Pictures are not part of the copy. Give again exactly the lines from the one with "Write a web" to the one with "const binWidth = 0.01;", inclusive.

:: Given records ::

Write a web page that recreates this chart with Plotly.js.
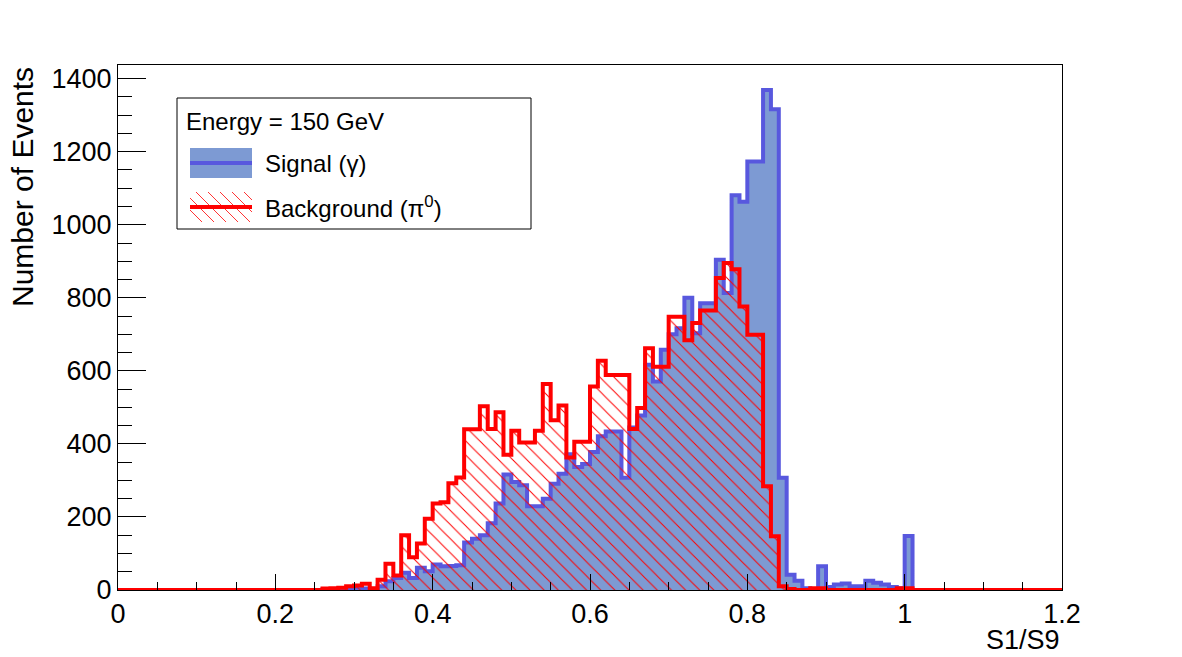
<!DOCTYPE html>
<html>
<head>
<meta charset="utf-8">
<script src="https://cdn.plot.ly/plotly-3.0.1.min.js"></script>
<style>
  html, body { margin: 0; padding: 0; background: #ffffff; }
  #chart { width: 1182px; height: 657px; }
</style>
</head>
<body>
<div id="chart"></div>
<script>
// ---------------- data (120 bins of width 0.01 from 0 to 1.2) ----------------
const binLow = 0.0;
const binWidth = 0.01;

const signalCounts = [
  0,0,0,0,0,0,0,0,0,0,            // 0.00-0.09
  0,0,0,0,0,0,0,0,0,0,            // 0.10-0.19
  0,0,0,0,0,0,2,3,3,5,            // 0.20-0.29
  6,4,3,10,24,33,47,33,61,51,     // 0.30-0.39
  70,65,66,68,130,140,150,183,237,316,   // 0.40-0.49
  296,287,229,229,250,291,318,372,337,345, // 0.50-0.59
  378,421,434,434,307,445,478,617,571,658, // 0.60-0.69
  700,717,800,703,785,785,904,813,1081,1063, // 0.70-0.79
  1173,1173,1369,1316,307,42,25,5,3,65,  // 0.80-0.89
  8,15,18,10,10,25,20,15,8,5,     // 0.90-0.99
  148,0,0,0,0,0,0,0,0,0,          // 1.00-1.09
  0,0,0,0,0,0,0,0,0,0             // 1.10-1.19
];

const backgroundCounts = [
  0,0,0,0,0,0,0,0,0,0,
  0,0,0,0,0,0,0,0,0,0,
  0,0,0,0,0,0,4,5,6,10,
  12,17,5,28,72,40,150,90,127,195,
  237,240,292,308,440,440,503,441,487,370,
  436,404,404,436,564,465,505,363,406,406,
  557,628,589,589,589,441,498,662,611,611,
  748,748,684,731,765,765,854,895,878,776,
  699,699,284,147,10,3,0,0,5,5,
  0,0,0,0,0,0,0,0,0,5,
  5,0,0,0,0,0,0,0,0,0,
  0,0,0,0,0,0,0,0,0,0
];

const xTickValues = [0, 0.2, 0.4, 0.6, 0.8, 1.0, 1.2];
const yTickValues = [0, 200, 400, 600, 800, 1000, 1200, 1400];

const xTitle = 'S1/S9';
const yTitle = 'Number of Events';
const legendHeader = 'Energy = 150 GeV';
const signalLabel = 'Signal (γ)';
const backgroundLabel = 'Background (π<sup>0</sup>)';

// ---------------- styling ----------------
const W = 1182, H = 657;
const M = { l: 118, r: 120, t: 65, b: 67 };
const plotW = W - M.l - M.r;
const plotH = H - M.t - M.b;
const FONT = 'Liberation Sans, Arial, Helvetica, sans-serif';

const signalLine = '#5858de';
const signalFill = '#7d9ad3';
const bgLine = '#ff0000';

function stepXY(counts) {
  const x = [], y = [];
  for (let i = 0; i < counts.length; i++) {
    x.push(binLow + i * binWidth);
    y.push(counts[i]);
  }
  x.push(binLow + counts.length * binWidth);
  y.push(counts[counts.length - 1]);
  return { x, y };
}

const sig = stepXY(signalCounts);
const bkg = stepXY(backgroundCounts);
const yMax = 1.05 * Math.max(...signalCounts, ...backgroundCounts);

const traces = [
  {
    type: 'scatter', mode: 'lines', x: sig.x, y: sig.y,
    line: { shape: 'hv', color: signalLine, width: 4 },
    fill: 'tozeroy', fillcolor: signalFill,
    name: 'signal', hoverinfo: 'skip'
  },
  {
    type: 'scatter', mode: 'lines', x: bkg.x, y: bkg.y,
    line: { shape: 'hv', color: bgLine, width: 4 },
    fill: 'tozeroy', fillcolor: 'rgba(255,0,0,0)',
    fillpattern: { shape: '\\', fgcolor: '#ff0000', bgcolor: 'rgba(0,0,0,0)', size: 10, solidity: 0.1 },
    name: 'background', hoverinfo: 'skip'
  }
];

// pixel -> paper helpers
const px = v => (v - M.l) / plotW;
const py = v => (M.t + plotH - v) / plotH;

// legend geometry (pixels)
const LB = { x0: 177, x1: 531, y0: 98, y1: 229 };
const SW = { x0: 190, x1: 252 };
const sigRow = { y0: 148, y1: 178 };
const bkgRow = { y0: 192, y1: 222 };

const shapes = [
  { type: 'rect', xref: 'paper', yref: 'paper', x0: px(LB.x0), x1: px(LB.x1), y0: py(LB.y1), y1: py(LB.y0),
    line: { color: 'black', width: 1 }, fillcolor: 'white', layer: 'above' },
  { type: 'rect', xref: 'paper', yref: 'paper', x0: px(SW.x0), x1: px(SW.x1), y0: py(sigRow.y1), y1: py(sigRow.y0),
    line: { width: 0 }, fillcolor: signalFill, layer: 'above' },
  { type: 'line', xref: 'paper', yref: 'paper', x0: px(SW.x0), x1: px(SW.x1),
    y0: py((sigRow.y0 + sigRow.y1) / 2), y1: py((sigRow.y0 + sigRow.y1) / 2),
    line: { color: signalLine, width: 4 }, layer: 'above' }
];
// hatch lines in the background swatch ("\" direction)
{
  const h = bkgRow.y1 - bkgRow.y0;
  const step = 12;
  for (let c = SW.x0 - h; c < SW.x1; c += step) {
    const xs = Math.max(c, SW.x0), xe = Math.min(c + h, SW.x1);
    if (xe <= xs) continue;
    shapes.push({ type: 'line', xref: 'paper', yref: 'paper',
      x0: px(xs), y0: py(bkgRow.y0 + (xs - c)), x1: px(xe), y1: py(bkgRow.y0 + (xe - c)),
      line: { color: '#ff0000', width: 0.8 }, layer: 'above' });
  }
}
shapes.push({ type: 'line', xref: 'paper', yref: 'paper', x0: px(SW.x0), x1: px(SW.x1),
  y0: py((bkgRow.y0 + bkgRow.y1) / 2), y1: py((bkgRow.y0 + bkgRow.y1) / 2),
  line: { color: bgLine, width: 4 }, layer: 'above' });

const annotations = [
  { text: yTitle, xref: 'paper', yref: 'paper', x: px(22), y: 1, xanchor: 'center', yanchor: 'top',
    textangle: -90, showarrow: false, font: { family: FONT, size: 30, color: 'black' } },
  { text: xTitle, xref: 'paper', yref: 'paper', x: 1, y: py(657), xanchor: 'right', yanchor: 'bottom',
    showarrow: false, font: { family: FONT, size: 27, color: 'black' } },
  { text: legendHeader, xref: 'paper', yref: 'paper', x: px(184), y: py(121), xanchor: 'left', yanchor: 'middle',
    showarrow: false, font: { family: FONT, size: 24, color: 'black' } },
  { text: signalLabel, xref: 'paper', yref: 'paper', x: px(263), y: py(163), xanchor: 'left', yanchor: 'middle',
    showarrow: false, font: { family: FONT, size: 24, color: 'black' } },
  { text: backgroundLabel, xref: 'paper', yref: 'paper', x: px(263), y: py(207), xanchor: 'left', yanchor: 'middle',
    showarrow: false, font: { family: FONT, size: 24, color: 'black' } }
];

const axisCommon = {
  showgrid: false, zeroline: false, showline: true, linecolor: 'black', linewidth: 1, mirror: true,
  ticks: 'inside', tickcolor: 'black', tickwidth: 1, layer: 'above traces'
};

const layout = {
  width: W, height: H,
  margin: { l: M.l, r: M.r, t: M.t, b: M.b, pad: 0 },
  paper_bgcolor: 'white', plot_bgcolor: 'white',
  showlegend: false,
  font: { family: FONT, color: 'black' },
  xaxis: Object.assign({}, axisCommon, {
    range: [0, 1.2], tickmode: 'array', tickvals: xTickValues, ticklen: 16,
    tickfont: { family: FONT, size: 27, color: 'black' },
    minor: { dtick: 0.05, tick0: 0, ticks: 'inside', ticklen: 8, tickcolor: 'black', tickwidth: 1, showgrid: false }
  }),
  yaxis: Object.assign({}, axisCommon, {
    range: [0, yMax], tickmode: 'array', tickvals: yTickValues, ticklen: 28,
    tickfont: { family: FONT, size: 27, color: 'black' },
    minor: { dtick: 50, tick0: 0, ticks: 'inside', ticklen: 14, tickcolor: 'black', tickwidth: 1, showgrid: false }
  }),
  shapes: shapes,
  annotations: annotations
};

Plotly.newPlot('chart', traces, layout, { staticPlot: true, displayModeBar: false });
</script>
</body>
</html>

:::
:: Given records ::

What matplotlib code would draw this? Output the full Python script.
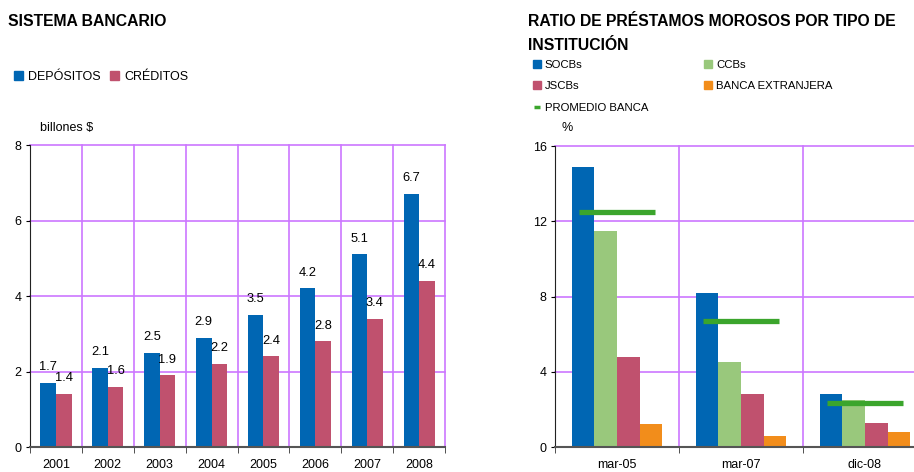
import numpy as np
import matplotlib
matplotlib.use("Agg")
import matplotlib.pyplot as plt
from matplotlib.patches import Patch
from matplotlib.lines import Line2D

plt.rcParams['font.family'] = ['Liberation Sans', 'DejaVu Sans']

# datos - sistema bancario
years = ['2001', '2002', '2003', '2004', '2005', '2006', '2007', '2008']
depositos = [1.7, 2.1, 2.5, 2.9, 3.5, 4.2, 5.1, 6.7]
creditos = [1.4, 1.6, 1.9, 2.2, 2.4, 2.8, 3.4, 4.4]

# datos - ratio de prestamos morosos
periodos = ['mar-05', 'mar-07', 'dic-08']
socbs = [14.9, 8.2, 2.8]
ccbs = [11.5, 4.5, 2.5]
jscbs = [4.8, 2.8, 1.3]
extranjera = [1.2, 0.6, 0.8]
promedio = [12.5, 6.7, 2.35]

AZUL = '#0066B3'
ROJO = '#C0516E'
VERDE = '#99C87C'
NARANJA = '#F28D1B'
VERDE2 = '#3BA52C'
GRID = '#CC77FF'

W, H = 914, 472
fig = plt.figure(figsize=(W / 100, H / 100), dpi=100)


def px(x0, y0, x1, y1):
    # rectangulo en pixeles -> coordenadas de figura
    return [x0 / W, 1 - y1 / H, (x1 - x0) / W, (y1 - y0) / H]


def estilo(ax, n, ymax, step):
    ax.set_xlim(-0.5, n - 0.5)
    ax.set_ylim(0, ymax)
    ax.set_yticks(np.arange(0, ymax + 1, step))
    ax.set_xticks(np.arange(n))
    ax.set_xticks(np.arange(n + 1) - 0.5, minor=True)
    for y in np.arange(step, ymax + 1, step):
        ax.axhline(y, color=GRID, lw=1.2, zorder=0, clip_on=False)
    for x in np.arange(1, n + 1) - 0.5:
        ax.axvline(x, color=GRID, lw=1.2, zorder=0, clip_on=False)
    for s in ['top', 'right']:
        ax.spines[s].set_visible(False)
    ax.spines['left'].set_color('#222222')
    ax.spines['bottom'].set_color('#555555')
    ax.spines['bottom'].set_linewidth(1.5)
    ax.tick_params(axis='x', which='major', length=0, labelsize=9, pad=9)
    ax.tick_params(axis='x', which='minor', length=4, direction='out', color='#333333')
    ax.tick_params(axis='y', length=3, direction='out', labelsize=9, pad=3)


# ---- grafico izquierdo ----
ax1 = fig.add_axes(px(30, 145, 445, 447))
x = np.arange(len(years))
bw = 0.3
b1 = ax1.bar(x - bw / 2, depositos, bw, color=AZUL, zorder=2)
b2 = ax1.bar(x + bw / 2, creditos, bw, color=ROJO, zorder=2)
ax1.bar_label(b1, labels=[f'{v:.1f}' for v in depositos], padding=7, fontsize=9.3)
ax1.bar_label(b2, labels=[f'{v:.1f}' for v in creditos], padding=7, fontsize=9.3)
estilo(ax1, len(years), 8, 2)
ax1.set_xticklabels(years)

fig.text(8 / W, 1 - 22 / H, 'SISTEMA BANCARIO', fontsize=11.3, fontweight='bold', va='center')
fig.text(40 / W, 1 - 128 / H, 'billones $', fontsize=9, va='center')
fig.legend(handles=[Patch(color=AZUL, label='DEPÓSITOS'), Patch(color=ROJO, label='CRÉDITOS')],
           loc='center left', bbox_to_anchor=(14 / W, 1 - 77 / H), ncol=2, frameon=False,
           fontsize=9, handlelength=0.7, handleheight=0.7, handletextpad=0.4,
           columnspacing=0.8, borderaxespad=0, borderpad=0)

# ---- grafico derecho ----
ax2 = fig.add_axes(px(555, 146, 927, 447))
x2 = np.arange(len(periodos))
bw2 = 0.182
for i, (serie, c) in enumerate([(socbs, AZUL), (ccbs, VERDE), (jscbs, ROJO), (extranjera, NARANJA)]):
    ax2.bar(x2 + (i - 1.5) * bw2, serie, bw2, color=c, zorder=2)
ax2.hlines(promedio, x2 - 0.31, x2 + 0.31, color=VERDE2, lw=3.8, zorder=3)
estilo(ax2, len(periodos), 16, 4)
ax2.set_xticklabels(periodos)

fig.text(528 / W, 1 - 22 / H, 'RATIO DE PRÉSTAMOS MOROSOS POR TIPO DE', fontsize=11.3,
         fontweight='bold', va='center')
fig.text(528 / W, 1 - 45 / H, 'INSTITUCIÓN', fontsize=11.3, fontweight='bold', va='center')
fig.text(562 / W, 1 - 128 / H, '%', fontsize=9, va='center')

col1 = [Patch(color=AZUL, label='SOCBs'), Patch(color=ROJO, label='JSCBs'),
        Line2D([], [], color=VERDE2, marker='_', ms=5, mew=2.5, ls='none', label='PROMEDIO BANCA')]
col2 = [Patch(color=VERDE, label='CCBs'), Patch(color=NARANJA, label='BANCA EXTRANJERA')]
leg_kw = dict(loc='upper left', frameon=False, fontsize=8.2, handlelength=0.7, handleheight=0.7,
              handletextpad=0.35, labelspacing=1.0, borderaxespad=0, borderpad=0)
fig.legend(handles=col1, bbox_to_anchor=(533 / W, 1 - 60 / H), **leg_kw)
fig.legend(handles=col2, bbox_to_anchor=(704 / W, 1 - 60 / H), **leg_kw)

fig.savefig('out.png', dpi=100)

:::

- Written solution -
Write a web page that recreates this chart with Plotly.js.
<!DOCTYPE html>
<html>
<head>
<meta charset="utf-8">
<script src="https://cdn.plot.ly/plotly-3.0.1.min.js"></script>
<style>
  html, body { margin: 0; padding: 0; background: #ffffff; }
  #chart { width: 1182px; height: 657px; }
</style>
</head>
<body>
<div id="chart"></div>
<script>
// ---------------- data (120 bins of width 0.01 from 0 to 1.2) ----------------
const binLow = 0.0;
const binWidth = 0.01;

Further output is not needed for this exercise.